What the task requires: Your task is to locate every line holding the string "that" and to copy each of them.
>> Start Data supplied
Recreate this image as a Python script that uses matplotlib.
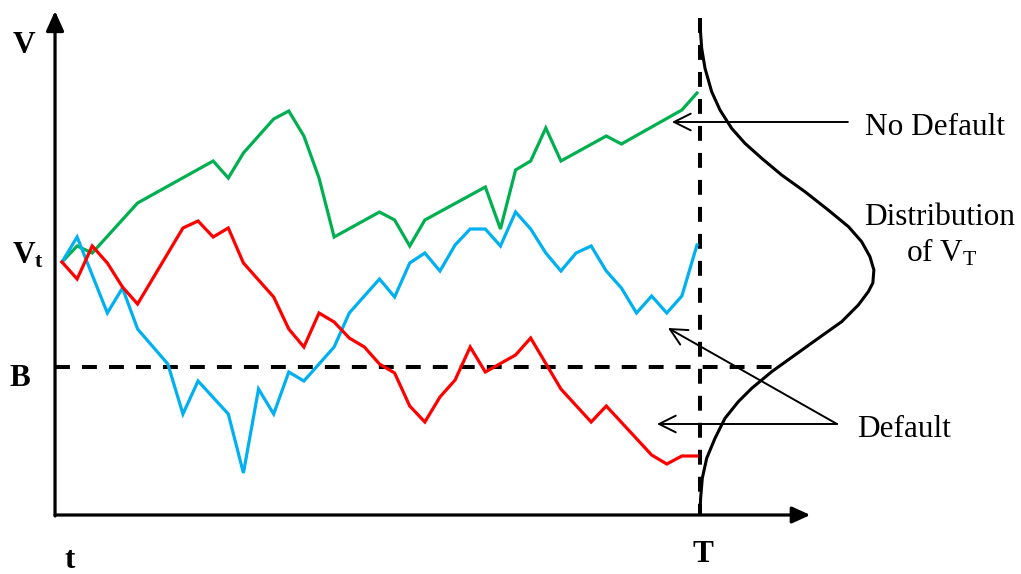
import matplotlib
matplotlib.use('Agg')
import matplotlib.pyplot as plt

plt.rcParams['font.family'] = ['Liberation Serif', 'DejaVu Serif']
plt.rcParams['mathtext.fontset'] = 'custom'
plt.rcParams['mathtext.rm'] = 'Liberation Serif'
plt.rcParams['mathtext.bf'] = 'Liberation Serif:bold'
plt.rcParams['mathtext.it'] = 'Liberation Serif:italic'

# ---- paths (time step, firm value) ----
green_t = [0, 1, 2, 5, 10, 11, 12, 14, 15, 16, 17, 18, 21, 22, 23, 24, 28, 29, 30, 31, 32, 33, 36, 37, 41, 42]
green_v = [25.3, 26.9, 26.2, 31.2, 35.4, 33.7, 36.2, 39.6, 40.4, 37.9, 33.7, 27.8, 30.3, 29.5, 26.9, 29.5,
           32.8, 28.6, 34.5, 35.4, 38.7, 35.4, 37.9, 37.1, 40.5, 42.2]

blue_t = [0, 1, 3, 4, 5, 7, 8, 9, 11, 12, 13, 14, 15, 16, 18, 19, 21, 22, 23, 24, 25, 26, 27, 28, 29, 30,
          31, 32, 33, 34, 35, 36, 37, 38, 39, 40, 41, 42]
blue_v = [25.3, 27.8, 20.2, 22.7, 18.6, 15.1, 10.1, 13.4, 10.1, 4.2, 12.6, 10.1, 14.3, 13.4, 16.8, 20.2,
          23.6, 21.8, 25.2, 26.2, 24.4, 27.0, 28.6, 28.6, 26.9, 30.3, 28.6, 26.2, 24.4, 26.2, 26.9, 24.4,
          22.7, 20.2, 21.9, 20.2, 21.9, 27.0]

red_t = [0, 1, 2, 3, 4, 5, 8, 9, 10, 11, 12, 14, 15, 16, 17, 18, 19, 20, 21, 22, 23, 24, 25, 26, 27, 28,
         30, 31, 33, 35, 36, 39, 40, 41, 42]
red_v = [25.3, 23.6, 26.9, 25.2, 22.8, 21.1, 28.7, 29.4, 27.8, 28.7, 25.2, 21.8, 18.6, 16.8, 20.2, 19.3,
         17.7, 16.8, 15.1, 14.2, 10.9, 9.3, 11.8, 13.5, 16.8, 14.3, 16.0, 17.7, 12.6, 9.3, 10.9, 6.0, 5.1,
         5.9, 5.9]

# distribution of V_T drawn sideways at T (horizontal position, value)
dist_t = [42.20, 42.31, 42.53, 42.97, 43.52, 44.29, 45.17, 46.28, 47.60, 49.14, 50.68, 52.02, 52.89,
          53.44, 53.70, 53.63, 53.33, 52.67, 51.57, 50.02, 48.48, 46.94, 45.62, 44.73, 43.85, 43.19,
          42.64, 42.35, 42.24, 42.20]
dist_v = [49.0, 46.67, 44.67, 42.33, 40.5, 38.67, 37.17, 35.67, 34.0, 32.33, 30.5, 28.83, 27.33,
          25.83, 24.5, 23.2, 22.33, 21.0, 19.33, 17.67, 16.0, 14.33, 12.67, 11.33, 9.67, 7.67,
          5.67, 3.67, 1.67, 0.17]

T = 42.2
B = 14.85
t0 = -0.46

fig = plt.figure(figsize=(10.21, 5.74), dpi=100)
ax = fig.add_axes([0, 0, 1, 1])
ax.set_xlim(-4.10, 63.43)
ax.set_ylim(-5.9, 51.5)
ax.axis('off')

# axes with arrows
ax.annotate('', xy=(49.5, 0), xytext=(t0, 0),
            arrowprops=dict(arrowstyle='-|>,head_length=0.55,head_width=0.25', lw=2.3,
                            color='black', shrinkA=0, shrinkB=0, mutation_scale=20))
ax.annotate('', xy=(t0, 50.4), xytext=(t0, -0.1),
            arrowprops=dict(arrowstyle='-|>,head_length=0.6,head_width=0.27', lw=2.3,
                            color='black', shrinkA=0, shrinkB=0, mutation_scale=20))

# barrier and maturity
ax.plot([t0, 47.0], [B, B], color='black', lw=2.9, linestyle=(0, (3.7, 3.0)))
ax.plot([T, T], [49.7, 0], color='black', lw=2.9, linestyle=(0, (3.7, 3.0)))

ax.plot(green_t, green_v, color='#00B050', lw=2.3, solid_joinstyle='miter')
ax.plot(blue_t, blue_v, color='#00B0F0', lw=2.3, solid_joinstyle='miter')
ax.plot(red_t, red_v, color='#FF0000', lw=2.3, solid_joinstyle='miter')

ax.plot(dist_t, dist_v, color='black', lw=2.2, solid_joinstyle='round')

# annotation arrows
arr = dict(arrowstyle='->,head_length=0.6,head_width=0.3', lw=1.4, color='black',
           shrinkA=0, shrinkB=0, mutation_scale=20)
ax.annotate('', xy=(40.34, 39.3), xytext=(51.98, 39.3), arrowprops=arr)
ax.annotate('', xy=(39.35, 9.1), xytext=(51.26, 9.1), arrowprops=arr)
ax.annotate('', xy=(40.08, 18.7), xytext=(51.26, 9.1), arrowprops=arr)

# labels
fs = 22.5
ax.text(-2.51, 46.2, 'V', fontsize=fs, fontweight='bold', ha='center', va='baseline')
ax.text(-3.31, 25.15, r'$\mathbf{V_t}$', fontsize=fs, ha='left', va='baseline')
ax.text(-2.78, 12.9, 'B', fontsize=fs, fontweight='bold', ha='center', va='baseline')
ax.text(0.53, -5.35, 't', fontsize=fs, fontweight='bold', ha='center', va='baseline')
ax.text(42.39, -4.7, 'T', fontsize=fs, fontweight='bold', ha='center', va='baseline')

ax.text(53.11, 38.0, 'No Default', fontsize=fs, ha='left', va='baseline')
ax.text(58.07, 29.0, 'Distribution', fontsize=fs, ha='center', va='baseline')
ax.text(58.2, 25.3, r'of $\mathrm{V_T}$', fontsize=fs, ha='center', va='baseline')
ax.text(52.58, 7.8, 'Default', fontsize=fs, ha='left', va='baseline')

fig.savefig('out.png', dpi=100)
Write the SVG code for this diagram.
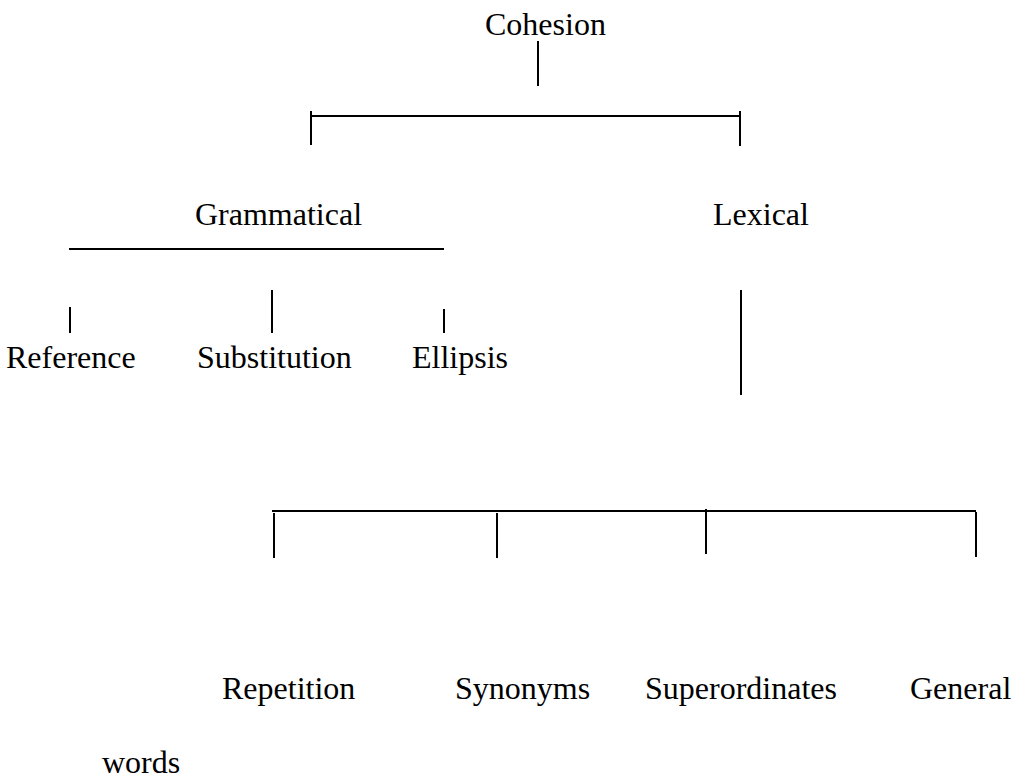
<svg xmlns="http://www.w3.org/2000/svg" width="1015" height="778" viewBox="0 0 1015 778">
<style>
text{font-family:'Liberation Serif','Times New Roman',Tinos,'DejaVu Serif',serif;font-size:32px;fill:#000}
.c line{stroke:#000;stroke-width:2}
</style>
<rect width="1015" height="778" fill="#fff"/>
<g class="c" id="connectors">
<line x1="538" y1="41" x2="538" y2="86"/>
<line x1="311" y1="116" x2="740" y2="116"/>
<line x1="311" y1="111" x2="311" y2="145"/>
<line x1="740" y1="111" x2="740" y2="146"/>
<line x1="69" y1="249" x2="444" y2="249"/>
<line x1="70" y1="307" x2="70" y2="333"/>
<line x1="272" y1="290" x2="272" y2="333"/>
<line x1="444" y1="309" x2="444" y2="333"/>
<line x1="741" y1="290" x2="741" y2="395"/>
<line x1="272" y1="511" x2="976" y2="511"/>
<line x1="274" y1="513" x2="274" y2="558"/>
<line x1="497" y1="513" x2="497" y2="558"/>
<line x1="706" y1="509" x2="706" y2="554"/>
<line x1="976" y1="512" x2="976" y2="557"/>
</g>
<g id="cohesion"><text x="485" y="35" font-family="Liberation Serif, serif">Cohesion</text></g>
<g id="grammatical"><text x="195" y="225" font-family="Liberation Serif, serif">Grammatical</text></g>
<g id="lexical"><text x="713" y="225" font-family="Liberation Serif, serif">Lexical</text></g>
<g id="reference"><text x="6" y="368" font-family="Liberation Serif, serif">Reference</text></g>
<g id="substitution"><text x="197" y="368" font-family="Liberation Serif, serif">Substitution</text></g>
<g id="ellipsis"><text x="412" y="368" font-family="Liberation Serif, serif">Ellipsis</text></g>
<g id="repetition"><text x="222" y="699" font-family="Liberation Serif, serif">Repetition</text></g>
<g id="synonyms"><text x="455" y="699" font-family="Liberation Serif, serif">Synonyms</text></g>
<g id="superordinates"><text x="645" y="699" font-family="Liberation Serif, serif">Superordinates</text></g>
<g id="general"><text x="910" y="699" font-family="Liberation Serif, serif">General</text></g>
<g id="words"><text x="102" y="773" font-family="Liberation Serif, serif">words</text></g>
</svg>
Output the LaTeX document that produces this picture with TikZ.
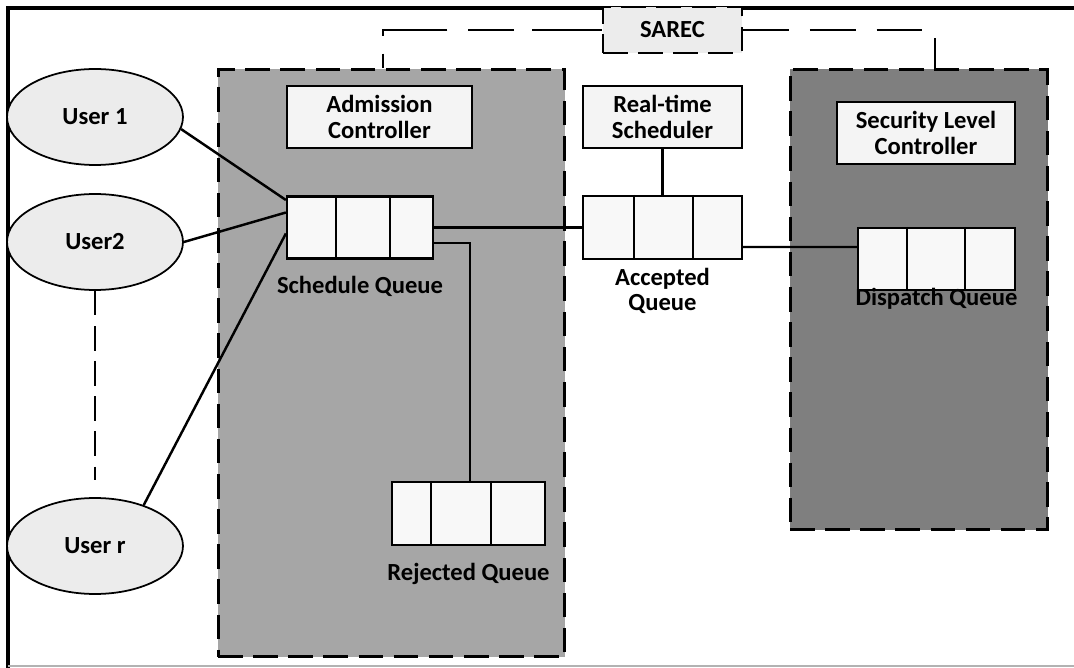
\documentclass[tikz,border=0pt]{standalone}
\usepackage{fontspec}
\setmainfont{Carlito}
\usepackage{tikz}
\usetikzlibrary{shapes.geometric,positioning}
\definecolor{admgray}{RGB}{166,166,166}
\definecolor{secgray}{RGB}{127,127,127}
\definecolor{usergray}{RGB}{236,236,236}
\definecolor{boxgray}{RGB}{244,244,244}

\begin{document}
\begin{tikzpicture}[x=0.02cm, y=-0.02cm, font=\fontsize{14}{14.5}\selectfont\bfseries,
  panel/.style={draw=black, line width=1.7pt, dash pattern=on 14pt off 6pt},
  user/.style={ellipse, draw, line width=1pt, fill=usergray, minimum width=3.52cm, minimum height=1.92cm, inner sep=0pt},
  ctrlbox/.style={draw, line width=1.3pt, fill=boxgray, align=center, inner sep=0pt},
  queuebox/.style={draw, line width=1.3pt, fill=boxgray!60, inner sep=0pt},
  link/.style={line width=1.4pt},
  sareclink/.style={line width=1.3pt, dash pattern=on 26pt off 12pt},
  qlabel/.style={inner sep=1pt, align=center}]
\useasboundingbox (0,0) rectangle (1074,668);
% Frame
\draw[line width=2pt] (8,668) -- (8,8) -- (1074,8);
\draw[gray!60, line width=0.8pt] (8,666) -- (1074,666);

% Panels
\node[panel, fill=admgray, minimum width=6.94cm, minimum height=11.76cm] (adm) at (391.5,363) {};
\node[panel, fill=secgray, minimum width=5.16cm, minimum height=9.22cm] (sec) at (919,299.5) {};

% SAREC
\node[ctrlbox, dash pattern=on 14pt off 6pt, fill=usergray, minimum width=2.78cm, minimum height=0.92cm] (sarec) at (672.5,30) {SAREC};
\draw[sareclink, dash pattern=on 40pt off 10pt on 26pt off 12pt] (sarec.west) -| ([xshift=-0.17cm]adm.north);
\draw[sareclink] (sarec.east) -| ([xshift=0.32cm]sec.north);

% Controllers
\node[ctrlbox, minimum width=3.7cm, minimum height=1.24cm] (ac) at (379.5,117) {Admission\\Controller};
\node[ctrlbox, minimum width=3.18cm, minimum height=1.24cm] (rts) at (662.5,117) {Real-time\\Scheduler};
\node[ctrlbox, minimum width=3.56cm, minimum height=1.24cm] (slc) at (926,133) {Security Level\\Controller};

% Users
\node[user] (u1) at (95,117) {User 1};
\node[user] (u2) at (95,242) {User2};
\node[user] (ur) at (95,546) {User r};

% Queues
\node[queuebox, minimum width=2.92cm, minimum height=1.24cm] (sq) at (360,227.5) {};
\draw[link] (sq.north west) ++(50,0) -- ++(0,62);
\draw[link] (sq.north west) ++(104,0) -- ++(0,62);
\node[queuebox, minimum width=3.18cm, minimum height=1.26cm] (aq) at (662.5,227.5) {};
\draw[link] (aq.north west) ++(52,0) -- ++(0,63);
\draw[link] (aq.north west) ++(111,0) -- ++(0,63);
\node[queuebox, minimum width=3.14cm, minimum height=1.24cm] (dq) at (936.5,259) {};
\draw[link] (dq.north west) ++(50,0) -- ++(0,62);
\draw[link] (dq.north west) ++(108,0) -- ++(0,62);
\node[queuebox, minimum width=3.06cm, minimum height=1.26cm] (rq) at (468.5,513.5) {};
\draw[link] (rq.north west) ++(40,0) -- ++(0,63);
\draw[link] (rq.north west) ++(100,0) -- ++(0,63);

% Queue labels
\node[qlabel, below=0.3cm of sq] (sqlab) {Schedule Queue};
\node[qlabel, below=0.12cm of aq] (aqlab) {Accepted\\Queue};
\node[qlabel] (dqlab) at ([yshift=-0.16cm]dq.south) {Dispatch Queue};
\node[qlabel, below=0.3cm of rq] (rqlab) {Rejected Queue};

% Links
\draw[link] (u1.-8) -- ([yshift=0.55cm]sq.west);
\draw[link] (u2.east) -- ([yshift=0.3cm]sq.west);
\draw[link] (ur.40) -- ([yshift=-0.12cm]sq.west);
\draw[link, dash pattern=on 14pt off 6pt, shorten >=0.34cm] (u2) -- (ur);
\draw[link] (sq.east) -- (aq.west);
\draw[link] ([yshift=-0.31cm]sq.east) -| ([xshift=0.03cm]rq.north);
\draw[link] (rts) -- (aq);
\draw[link] ([yshift=-0.39cm]aq.east) -- ([yshift=0.24cm]dq.west);
\end{tikzpicture}
\end{document}
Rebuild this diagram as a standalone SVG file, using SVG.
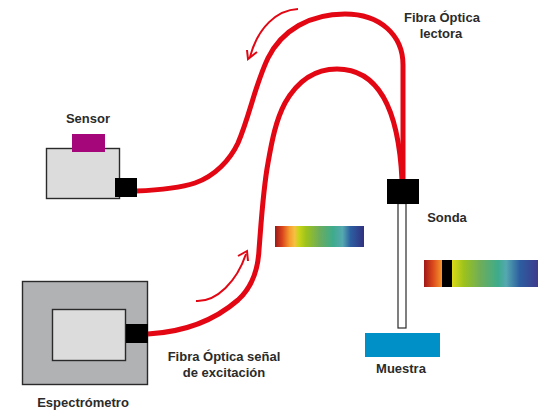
>> End Data supplied
Result:
Recreate this image as a Python script that uses matplotlib.
Output the LaTeX document that produces this picture with TikZ.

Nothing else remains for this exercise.